In this paper, we obtain several new results on lower bounds and derandomization for ACC^0 circuits (constant-depth circuits consisting of AND/OR/MOD_m gates for a fixed constant m, a frontier class in circuit complexity):
1. We prove that any polynomial-time Merlin-Arthur proof system with an ACC^0 verifier (denoted by MA_{ACC^0}) can be simulated by a nondeterministic proof system with quasi-polynomial running time and polynomial proof length on infinitely many input lengths. This improves the previous simulation by [Chen, Lyu, and Williams, FOCS 2020], which requires both quasi-polynomial running time and proof length.
2. We show that MA_{ACC^0} cannot be computed by fixed-polynomial-size ACC^0 circuits, and our hard languages are hard on a sufficiently dense set of input lengths.

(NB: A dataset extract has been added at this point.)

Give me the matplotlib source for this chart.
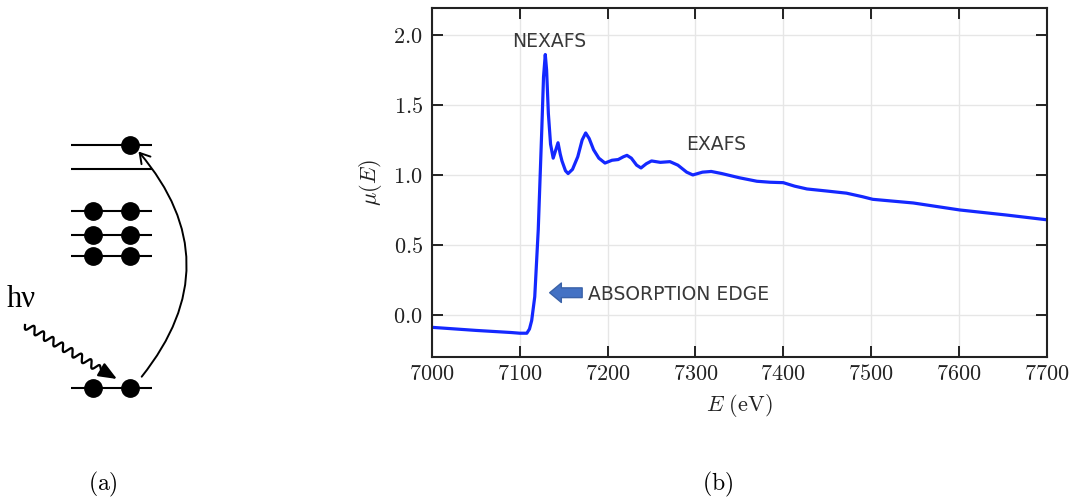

3. We show that NEXP (nondeterministic exponential-time) does not have ACC^0 circuits of sub-half-exponential size, improving the previous sub-third-exponential size lower bound for NEXP against ACC^0 by [Williams, J. ACM 2014].
Combining our first and second results gives a conceptually simpler and derandomization-centric proof of the recent breakthrough result NQP = \NTIME[2^{polylog(n)}] is not in ACC^0 by [Murray and Williams, SICOMP 2020]: Instead of going through an easy witness lemma as they did, we first prove an ACC^0 lower bound for a subclass of MA, and then derandomize that subclass into NQP, while retaining its hardness against ACC^0.
Moreover, since our derandomization of MA_{ACC^0} achieves a polynomial proof length, we indeed prove that nondeterministic quasi-polynomial-time with n^{omega(1)} nondeterminism bits (denoted as NTIMEGUESS[2^{polylog(n)},n^{omega(1)}]) has no poly(n)-size ACC^0 circuits, giving a new proof of a result by Vyas. Combining with a win-win argument based on randomized encodings from [Chen and Ren, STOC 2020], we also prove that NTIMEGUESS[2^{polylog(n)},n^{omega(1)}] cannot be (1/2+1/poly(n))-approximated by poly(n)-size ACC^0 circuits, improving the recent strongly average-case lower bounds for NQP against ACC^0 by [Chen and Ren, STOC 2020].
One interesting technical ingredient behind our second result is the construction of a PSPACE-complete language that is paddable, downward self-reducible, same-length checkable, and weakly error correctable. Moreover, all its reducibility properties have corresponding AC^0[2] non-adaptive oracle circuits. Our construction builds and improves upon similar constructions from [Trevisan and Vadhan, Complexity 2007] and [Chen, FOCS 2019], which all require at least TC^0 oracle circuits for implementing these properties.